19
I try to be careful about where I post my age on forums, as I usually receive a lot of negative feedback for posting my age because there are always a handful of people out there who think that because they are 10 or 20 years older than me that it gives them the liberty to make condescending remarks and refer to me as a "baby", but for the sake of this thread, I'll go ahead and be open with my age. I'm 19. Not that big of a deal, really. At least, not in my perspective.
My view-point may be pretty limited on this subject because I am indeed not an older adult, but rather a young adult. Despite that fact, I do know a thing or two about possessive mothers. I have one. All throughout my childhood and my teens, my mother's main way of controlling
me was through manipulation. Guilt. Passive-aggressiveness. You name it, my mother used it on me. She told me a few times - when I was in my mid-teens - that she took psychology in high school. At first, I didn't pay attention to it and I just shrugged it off, thinking to myself "So? What's her point?" Later on in the future, I ended up figuring out that her reason behind telling me this was a subtle message, to me, that "If you get out of line, I'm going to see to it that I make you suffer physically as well as psychologically." And that she did. If I upset her in any way, she would say things to me that convinced me that I was a bad person. For this, I grew up cutting myself and hurting myself. My mother - on occasion - would see this and reprimand me further, but then in the back of
my mind, I would think to myself "If she is so cruel as to
want me to hate myself, why does it bother her for to see me
hurt myself, physically, if she knows that she's putting me in a state of mental anguish ALL the TIME? It does not add up."
As I grew, I came to understand that there are different types of abusive parents. I was lucky enough to stumble upon a blue book, floating somewhere around in the lost book collection in our house, that had to do with abusive parenting styles. It's a psychology book.
Ah ha. Here it is.
I didn't get to read the entire book, but upon skimming through it, I found that my mother is listed under the Guilt Tripper category. All throughout my childhood and teen years, my mother used guilt to control me. One of the things that my mother would do is refuse to let me spend time with friends. I wasn't - for the most part - even allowed outside of my own
bedroom without my mother's permission. She instructed me to stay there just about all the time, and to "leave everyone else alone". As a young girl and a teenager, my mother turned me into something of a recluse, (so if any of you ever wonder why I've never been to NEST or any other gathering ... ta-da. Side effects from the abuse). And if I did spend any time with friends - either at their house or mine - she would find a sneaky way to turn them against me, by either teasing them or smothering them until they were so uncomfortable to come over to our house, that they no longer wanted to spend time with me anymore. My mother almost always forced me to tell them to come over to
her house - so she could make them uncomfortable, it's just that she didn't tell me that that was her intention, as I had to witness that for myself - and if I wanted to spend time at their house, I was only allowed to spend time at their house
once or
twice until she decided that they had to come to
my house from then on, whereas my mother would proceed to tease them, usually their names, hug them profusely, and get too far into their personal space... Never leaving them be... Etc.

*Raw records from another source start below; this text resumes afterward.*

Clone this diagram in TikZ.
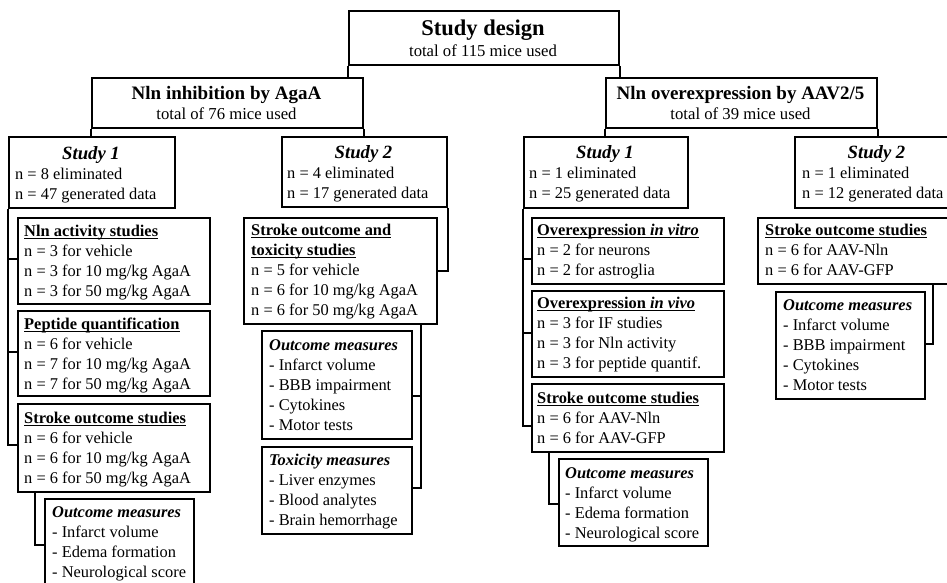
\documentclass[tikz,border=0pt]{standalone}
\usepackage{fontspec}
\setmainfont{Liberation Serif}
\newcommand\ulx[1]{\setbox0\hbox{#1}\rlap{\rule[-2.6pt]{\wd0}{1pt}}\box0}
\begin{document}
\begin{tikzpicture}[x=1pt,y=-1pt,
 box/.style={draw, line width=1.8pt, inner sep=0pt, anchor=north west},
 conn/.style={line width=1.6pt},
 body/.style={inner sep=0pt, anchor=north west, align=left, font=\fontsize{16.4}{20}\selectfont},
 ttl/.style={inner sep=0pt, anchor=base, font=\fontsize{18.7}{20}\selectfont\bfseries\itshape},
 head/.style={inner sep=0pt, anchor=base, font=\fontsize{19}{22}\selectfont\bfseries},
 sub/.style={inner sep=0pt, anchor=base, font=\fontsize{16.7}{20}\selectfont},
]
\useasboundingbox (0,0) rectangle (947,583);

% top level
\node[box, minimum width=270pt, minimum height=54pt] (sd) at (348,10) {};
\node[inner sep=0pt, anchor=base, font=\fontsize{22.5}{26}\selectfont\bfseries] (sdt) at (483,36) {Study design};
\node[sub] (sds) at (483,57) {total of 115 mice used};

\node[box, minimum width=271pt, minimum height=50pt] (inh) at (91,77) {};
\node[head] (inht) at (226.5,99.5) {Nln inhibition by AgaA};
\node[sub] (inhs) at (226.5,120) {total of 76 mice used};

\node[box, minimum width=271pt, minimum height=50pt] (ove) at (605,77) {};
\node[head] (ovet) at (740.5,99.5) {Nln overexpression by AAV2/5};
\node[sub] (oves) at (740.5,120) {total of 39 mice used};

% study boxes
\node[box, minimum width=166pt, minimum height=71pt] (s1L) at (8,136) {};
\node[ttl] (s1Lt) at (91,159) {Study 1};
\node[body] (s1Lb) at (15,165) {\strut n = 8 eliminated\\ n = 47 generated data};

\node[box, minimum width=165pt, minimum height=70pt] (s2L) at (281,136) {};
\node[ttl] (s2Lt) at (363.5,158) {Study 2};
\node[body] (s2Lb) at (287,164) {\strut n = 4 eliminated\\ n = 17 generated data};

\node[box, minimum width=164pt, minimum height=71pt] (s1R) at (523,136) {};
\node[ttl] (s1Rt) at (605,158) {Study 1};
\node[body] (s1Rb) at (529,164) {\strut n = 1 eliminated\\ n = 25 generated data};

\node[box, minimum width=170pt, minimum height=71pt] (s2R) at (794,136) {};
\node[ttl] (s2Rt) at (876.5,158) {Study 2};
\node[body] (s2Rb) at (802,164) {\strut n = 1 eliminated\\ n = 12 generated data};

% left study 1 sub boxes
\node[box, minimum width=192pt, minimum height=86pt] (actL) at (17,217) {};
\node[body] (actLb) at (24,222) {\strut\ulx{\textbf{Nln activity studies}}\\ n = 3 for vehicle\\ n = 3 for 10 mg/kg AgaA\\ n = 3 for 50 mg/kg AgaA};
\node[box, minimum width=192pt, minimum height=85pt] (pepL) at (17,310) {};
\node[body] (pepLb) at (24,315) {\strut\ulx{\textbf{Peptide quantification}}\\ n = 6 for vehicle\\ n = 7 for 10 mg/kg AgaA\\ n = 7 for 50 mg/kg AgaA};
\node[box, minimum width=192pt, minimum height=88pt] (stL) at (17,403) {};
\node[body] (stLb) at (24,409) {\strut\ulx{\textbf{Stroke outcome studies}}\\ n = 6 for vehicle\\ n = 6 for 10 mg/kg AgaA\\ n = 6 for 50 mg/kg AgaA};
\node[box, minimum width=149pt, minimum height=92pt] (omL) at (44,498) {};
\node[body] (omLb) at (52,503) {\strut\textbf{\textit{Outcome measures}}\\ - Infarct volume\\ - Edema formation\\ - Neurological score};

% left study 2 sub boxes
\node[box, minimum width=193pt, minimum height=106pt] (soL) at (243,217) {};
\node[body] (soLb) at (251,221) {\strut\ulx{\textbf{Stroke outcome and}}\\ \ulx{\textbf{toxicity studies}}\\ n = 5 for vehicle\\ n = 6 for 10 mg/kg AgaA\\ n = 6 for 50 mg/kg AgaA};
\node[box, minimum width=150pt, minimum height=108pt] (om2L) at (261,330) {};
\node[body] (om2Lb) at (269,336) {\strut\textbf{\textit{Outcome measures}}\\ - Infarct volume\\ - BBB impairment\\ - Cytokines\\ - Motor tests};
\node[box, minimum width=150pt, minimum height=87pt] (txL) at (261,446) {};
\node[body] (txLb) at (269,451) {\strut\textbf{\textit{Toxicity measures}}\\ - Liver enzymes\\ - Blood analytes\\ - Brain hemorrhage};

% right study 1 sub boxes
\node[box, minimum width=192pt, minimum height=66pt] (ivR) at (531,217) {};
\node[body] (ivRb) at (537,221) {\strut\ulx{\textbf{Overexpression \textit{in vitro}}}\\ n = 2 for neurons\\ n = 2 for astroglia};
\node[box, minimum width=192pt, minimum height=86pt] (vvR) at (531,290) {};
\node[body] (vvRb) at (537,294) {\strut\ulx{\textbf{Overexpression \textit{in vivo}}}\\ n = 3 for IF studies\\ n = 3 for Nln activity\\ n = 3 for peptide quantif.};
\node[box, minimum width=192pt, minimum height=68pt] (stR) at (531,383) {};
\node[body] (stRb) at (537,389) {\strut\ulx{\textbf{Stroke outcome studies}}\\ n = 6 for AAV-Nln\\ n = 6 for AAV-GFP};
\node[box, minimum width=149pt, minimum height=87pt] (omR) at (558,458) {};
\node[body] (omRb) at (565,464) {\strut\textbf{\textit{Outcome measures}}\\ - Infarct volume\\ - Edema formation\\ - Neurological score};

% right study 2 sub boxes
\node[box, minimum width=195pt, minimum height=66pt] (sR2) at (757,217) {};
\node[body] (sR2b) at (765,221) {\strut\ulx{\textbf{Stroke outcome studies}}\\ n = 6 for AAV-Nln\\ n = 6 for AAV-GFP};
\node[box, minimum width=149pt, minimum height=107pt] (omR2) at (775,291) {};
\node[body] (omR2b) at (783,296) {\strut\textbf{\textit{Outcome measures}}\\ - Infarct volume\\ - BBB impairment\\ - Cytokines\\ - Motor tests};

% connectors
\draw[conn] (sd.south west) -- (sd.south west |- inh.north);
\draw[conn] (sd.south east) -- (sd.south east |- ove.north);
\draw[conn] (inh.south west) -- (inh.south west |- s1L.north);
\draw[conn] (inh.south east) -- (inh.south east |- s2L.north);
\draw[conn] (ove.south west) -- (ove.south west |- s1R.north);
\draw[conn] (ove.south east) -- (ove.south east |- s2R.north);

% left study 1
\draw[conn] (s1L.south west) |- ([yshift=3pt]stL.west);
\draw[conn] (s1L.south west |- actL.west) ++(0,-2) -- ([yshift=2pt]actL.west);
\draw[conn] (s1L.south west |- pepL.west) ++(0,-1.5) -- ([yshift=1.5pt]pepL.west);
\draw[conn] ([xshift=18pt]stL.south west) |- (omL.west);

% left study 2
\draw[conn] (s2L.south east) |- (soL.east);
\coordinate (v2) at ([xshift=-17pt]soL.south east);
\draw[conn] (v2) |- ([yshift=2.5pt]txL.east);
\draw[conn] ([yshift=-11pt]om2L.east) -- ([yshift=-11pt]om2L.east -| v2);

% right study 1
\draw[conn] (s1R.south west) |- ([yshift=-8pt]stR.west);
\draw[conn] ([yshift=-8pt]ivR.west) -- ([yshift=-8pt]ivR.west -| s1R.south west);
\draw[conn] ([yshift=1pt]vvR.west) -- ([yshift=1pt]vvR.west -| s1R.south west);
\draw[conn] ([xshift=18pt]stR.south west) |- ([yshift=-1.5pt]omR.west);

% right study 2
\draw[conn] ([xshift=176pt]sR2.south west) |- ([yshift=1.5pt]omR2.east);
\end{tikzpicture}
\end{document}
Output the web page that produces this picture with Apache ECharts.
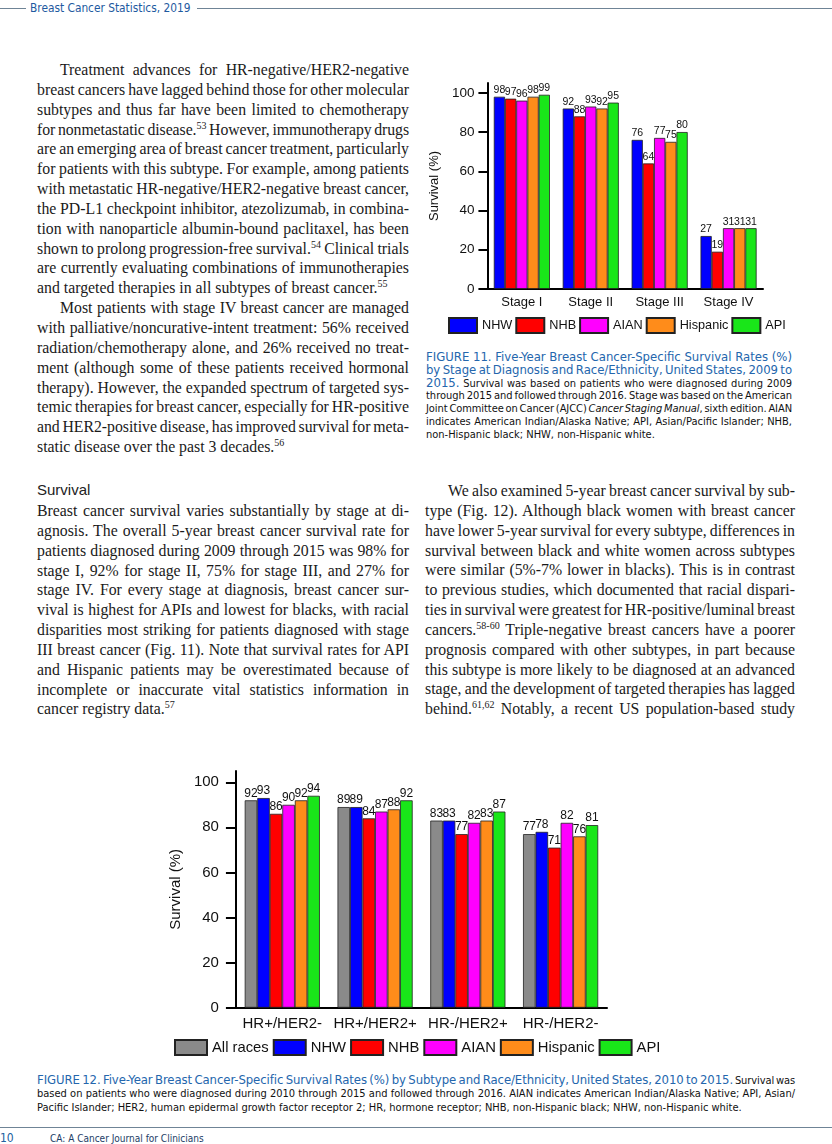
<!DOCTYPE html>
<html><head><meta charset="utf-8">
<script src="https://cdn.jsdelivr.net/npm/echarts@6/dist/echarts.min.js"></script>
<style>
body{margin:0;background:#fff;}
#page{position:relative;width:832px;height:1144px;overflow:hidden;background:#fff;}
.ln{position:absolute;white-space:nowrap;}
.body{font-family:"Liberation Serif","Times New Roman",serif;font-size:15.8px;line-height:20px;color:#1a1a1a;}
.cap{font-family:"Liberation Sans Narrow","DejaVu Sans Condensed","Liberation Sans",Arial,sans-serif;font-size:11px;line-height:13px;color:#111;}
.capt{color:#2466ad;font-size:13px;}
sup{font-size:10px;line-height:0;vertical-align:6px;}
.hd{position:absolute;font-family:"Liberation Sans",Arial,sans-serif;font-size:15px;color:#222;}
.rule{position:absolute;height:1px;background:#6f8496;}
.narrow{font-family:"Liberation Sans Narrow","DejaVu Sans Condensed","Liberation Sans",Arial,sans-serif;}
#c1{position:absolute;left:420px;top:70px;width:380px;height:270px;}
#c2{position:absolute;left:160px;top:760px;width:520px;height:300px;}
</style></head>
<body><div id="page">
<div class="rule" style="left:0;top:8px;width:26px;"></div>
<div class="rule" style="left:197px;top:8px;width:635px;"></div>
<div class="ln narrow" style="left:30px;top:0px;font-size:11.8px;line-height:16px;color:#1e5aa0;">Breast Cancer Statistics, 2019</div>
<div class="hd" style="left:37px;top:481px;">Survival</div>
<div class="rule" style="left:0;top:1127px;width:832px;"></div>
<div class="ln narrow" style="left:0px;top:1131px;font-size:12px;line-height:14px;color:#2060a0;">10</div>
<div class="ln narrow" style="left:50px;top:1132px;font-size:10px;line-height:14px;color:#1c3d66;">CA: A Cancer Journal for Clinicians</div>
<div id="c1"></div>
<div id="c2"></div>
</div>
<script>
// ---------- data ----------
const stageCategories = ['Stage I', 'Stage II', 'Stage III', 'Stage IV'];
const fig11SeriesNames = ['NHW', 'NHB', 'AIAN', 'Hispanic', 'API'];
const fig11NHW = [98, 92, 76, 27];
const fig11NHB = [97, 88, 64, 19];
const fig11AIAN = [96, 93, 77, 31];
const fig11Hispanic = [98, 92, 75, 31];
const fig11API = [99, 95, 80, 31];

const subtypeCategories = ['HR+/HER2-', 'HR+/HER2+', 'HR-/HER2+', 'HR-/HER2-'];
const fig12SeriesNames = ['All races', 'NHW', 'NHB', 'AIAN', 'Hispanic', 'API'];
const fig12AllRaces = [92, 89, 83, 77];
const fig12NHW = [93, 89, 83, 78];
const fig12NHB = [86, 84, 77, 71];
const fig12AIAN = [90, 87, 82, 82];
const fig12Hispanic = [92, 88, 83, 76];
const fig12API = [94, 92, 87, 81];

const yTickValues = [0, 20, 40, 60, 80, 100];

// ---------- text ----------
function block(x, y0, lh, w, cls, lines) {
  const page = document.getElementById('page');
  lines.forEach((s, i) => {
    let ind = 0, just = true;
    if (s[0] === '>') { ind = 23; s = s.slice(1); }
    if (s[0] === '|') { just = false; s = s.slice(1); }
    const d = document.createElement('div');
    d.className = 'ln ' + cls + (just ? ' j' : '');
    d.style.left = (x + ind) + 'px';
    d.style.top = (y0 + i * lh - lh / 2) + 'px';
    d.dataset.w = w - ind;
    d.innerHTML = s;
    page.appendChild(d);
  });
}
block(37, 70, 19.84, 372, 'body', [
  '>Treatment advances for HR-negative/HER2-negative',
  'breast cancers have lagged behind those for other molecular',
  'subtypes and thus far have been limited to chemotherapy',
  'for nonmetastatic disease.<sup>53</sup> However, immunotherapy drugs',
  'are an emerging area of breast cancer treatment, particularly',
  'for patients with this subtype. For example, among patients',
  'with metastatic HR-negative/HER2-negative breast cancer,',
  'the PD-L1 checkpoint inhibitor, atezolizumab, in combina-',
  'tion with nanoparticle albumin-bound paclitaxel, has been',
  'shown to prolong progression-free survival.<sup>54</sup> Clinical trials',
  'are currently evaluating combinations of immunotherapies',
  '|and targeted therapies in all subtypes of breast cancer.<sup>55</sup>',
  '>Most patients with stage IV breast cancer are managed',
  'with palliative/noncurative-intent treatment: 56% received',
  'radiation/chemotherapy alone, and 26% received no treat-',
  'ment (although some of these patients received hormonal',
  'therapy). However, the expanded spectrum of targeted sys-',
  'temic therapies for breast cancer, especially for HR-positive',
  'and HER2-positive disease, has improved survival for meta-',
  '|static disease over the past 3 decades.<sup>56</sup>'
]);
block(37, 511, 19.84, 372, 'body', [
  'Breast cancer survival varies substantially by stage at di-',
  'agnosis. The overall 5-year breast cancer survival rate for',
  'patients diagnosed during 2009 through 2015 was 98% for',
  'stage I, 92% for stage II, 75% for stage III, and 27% for',
  'stage IV. For every stage at diagnosis, breast cancer sur-',
  'vival is highest for APIs and lowest for blacks, with racial',
  'disparities most striking for patients diagnosed with stage',
  'III breast cancer (Fig. 11). Note that survival rates for API',
  'and Hispanic patients may be overestimated because of',
  'incomplete or inaccurate vital statistics information in',
  '|cancer registry data.<sup>57</sup>'
]);
block(425, 491, 19.84, 370, 'body', [
  '>We also examined 5-year breast cancer survival by sub-',
  'type (Fig. 12). Although black women with breast cancer',
  'have lower 5-year survival for every subtype, differences in',
  'survival between black and white women across subtypes',
  'were similar (5%-7% lower in blacks). This is in contrast',
  'to previous studies, which documented that racial dispari-',
  'ties in survival were greatest for HR-positive/luminal breast',
  'cancers.<sup>58-60</sup> Triple-negative breast cancers have a poorer',
  'prognosis compared with other subtypes, in part because',
  'this subtype is more likely to be diagnosed at an advanced',
  'stage, and the development of targeted therapies has lagged',
  'behind.<sup>61,62</sup> Notably, a recent US population-based study'
]);
block(426, 356, 13, 366, 'cap', [
  '<span class="capt">FIGURE 11. Five-Year Breast Cancer-Specific Survival Rates (%)</span>',
  '<span class="capt">by Stage at Diagnosis and Race/Ethnicity, United States, 2009 to</span>',
  '<span class="capt">2015.</span> Survival was based on patients who were diagnosed during 2009',
  'through 2015 and followed through 2016. Stage was based on the American',
  'Joint Committee on Cancer (AJCC) <i>Cancer Staging Manual</i>, sixth edition. AIAN',
  'indicates American Indian/Alaska Native; API, Asian/Pacific Islander; NHB,',
  '|non-Hispanic black; NHW, non-Hispanic white.'
]);
block(37, 1080, 14, 758, 'cap', [
  '<span class="capt">FIGURE 12. Five-Year Breast Cancer-Specific Survival Rates (%) by Subtype and Race/Ethnicity, United States, 2010 to 2015.</span> Survival was',
  'based on patients who were diagnosed during 2010 through 2015 and followed through 2016. AIAN indicates American Indian/Alaska Native; API, Asian/',
  '|Pacific Islander; HER2, human epidermal growth factor receptor 2; HR, hormone receptor; NHB, non-Hispanic black; NHW, non-Hispanic white.'
]);
document.querySelectorAll('.ln[data-w]').forEach(el => {
  const W = parseFloat(el.dataset.w);
  const nat = el.getBoundingClientRect().width;
  const txt = el.textContent;
  const spaces = (txt.match(/ /g) || []).length;
  if (el.classList.contains('j') && spaces > 0) {
    let ws = (W - nat) / spaces;
    if (ws < -1.2) {
      const ls = (W - nat + 1.2 * spaces) / txt.length;
      el.style.letterSpacing = ls + 'px';
      ws = -1.2;
    }
    el.style.wordSpacing = ws + 'px';
  } else if (nat > W) {
    el.style.letterSpacing = ((W - nat) / txt.length) + 'px';
  }
});

// ---------- charts ----------
const FONT = '"Liberation Sans", Arial, sans-serif';
const COLORS = { 'All races': '#8a8a8a', NHW: '#0000ff', NHB: '#ff0000', AIAN: '#ff00ff', Hispanic: '#ff8c1a', API: '#19e619' };

function makeOption(o) {
  return {
    animation: false,
    textStyle: { fontFamily: FONT },
    grid: o.grid,
    legend: {
      data: o.names, left: o.legendLeft, top: o.legendTop, padding: 0,
      itemWidth: o.legendW, itemHeight: 15, itemGap: o.legendGap, icon: 'rect',
      textStyle: { fontFamily: FONT, fontSize: o.legendFont, color: '#111' }
    },
    xAxis: {
      type: 'category', data: o.categories,
      axisLine: { show: true, lineStyle: { color: '#000', width: 2 } },
      axisTick: { show: false },
      axisLabel: { interval: 0, fontFamily: FONT, fontSize: o.catFont, color: '#111', margin: o.catMargin }
    },
    yAxis: {
      type: 'value', min: 0, max: 105, interval: 20,
      name: 'Survival (%)', nameLocation: 'middle', nameGap: o.nameGap,
      nameTextStyle: { fontFamily: FONT, fontSize: o.nameFont, color: '#111' },
      axisLine: { show: true, lineStyle: { color: '#000', width: 2 } },
      axisTick: { show: true, length: o.tickLen, lineStyle: { color: '#000', width: 2 }, customValues: yTickValues },
      axisLabel: { fontFamily: FONT, fontSize: o.tickFont, color: '#111', margin: o.tickMargin, customValues: yTickValues },
      splitLine: { show: false }
    },
    series: o.names.map((n, i) => ({
      name: n, type: 'bar', data: o.values[i],
      barGap: '0%', barCategoryGap: o.catGap,
      itemStyle: { color: COLORS[n], borderColor: '#222', borderWidth: 0.8 },
      label: { show: true, position: 'top', distance: 1, fontFamily: FONT, fontSize: o.valFont, color: '#111' }
    }))
  };
}

const c1 = echarts.init(document.getElementById('c1'), null, { renderer: 'canvas' });
c1.setOption(makeOption({
  grid: { left: 63, top: 13, width: 280, height: 206 },
  names: fig11SeriesNames,
  values: [fig11NHW, fig11NHB, fig11AIAN, fig11Hispanic, fig11API],
  categories: stageCategories,
  legendLeft: 28, legendTop: 247, legendW: 28, legendGap: 3, legendFont: 12.7,
  catFont: 13, catMargin: 7, nameGap: 43, nameFont: 13,
  tickLen: 9, tickFont: 13.5, tickMargin: 13, catGap: '18.6%', valFont: 10.5
}));

const c2 = echarts.init(document.getElementById('c2'), null, { renderer: 'canvas' });
c2.setOption(makeOption({
  grid: { left: 67, top: 11, width: 380, height: 236.7 },
  names: fig12SeriesNames,
  values: [fig12AllRaces, fig12NHW, fig12NHB, fig12AIAN, fig12Hispanic, fig12API],
  categories: subtypeCategories,
  legendLeft: 14, legendTop: 279, legendW: 32, legendGap: 4, legendFont: 14.8,
  catFont: 15, catMargin: 9, nameGap: 49, nameFont: 15,
  tickLen: 10, tickFont: 15, tickMargin: 17, catGap: '19%', valFont: 12
}));
</script>
</body></html>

It was awful. I lost many friends because of that.
My point to all of this is that I am agreeing that there is a difference between living with someone and having that someone control you. I currently live with my parents, but you can bet that I'm trying desperately to get out,
not because I am afraid that I will be looked down on for staying with them on into my 20s and 30s, but because my
mother still thinks it's okay to tell me what to wear and how to look, and if I
don't look a certain way, she has to guilt trip me - don't worry, however, as I no longer fall for her tricks anymore, but rather just get fed up with them and get into screaming matches with her until she finally fucks off for the day

- or act passive-aggressively until my whole day|week|month is ruined; because I have a stepfather who likes to cop feels on my ass and breast when my mother isn't looking; because I have
told my mother this, but she called me a liar and a bitch for trying to get her to come to terms with this truth (that my stepfather is a pedo. as well as my biological father, who went to prison for about 13 years for sexual crimes against me when I was a
toddler); and finally, last but not least ... because my stepfather threatened to perform sexual deviant acts on me, were my mother to no longer be around, therefore I have the ever increasing desire to
escape current living conditions, lest I am forced into some sexual matter via my stepfather that might truly, fully push me over the edge.
...
With that being said, Mitch, I'm glad you have a good mother. Great moms are hard to come by.
I can attest to that, that's for damned sure.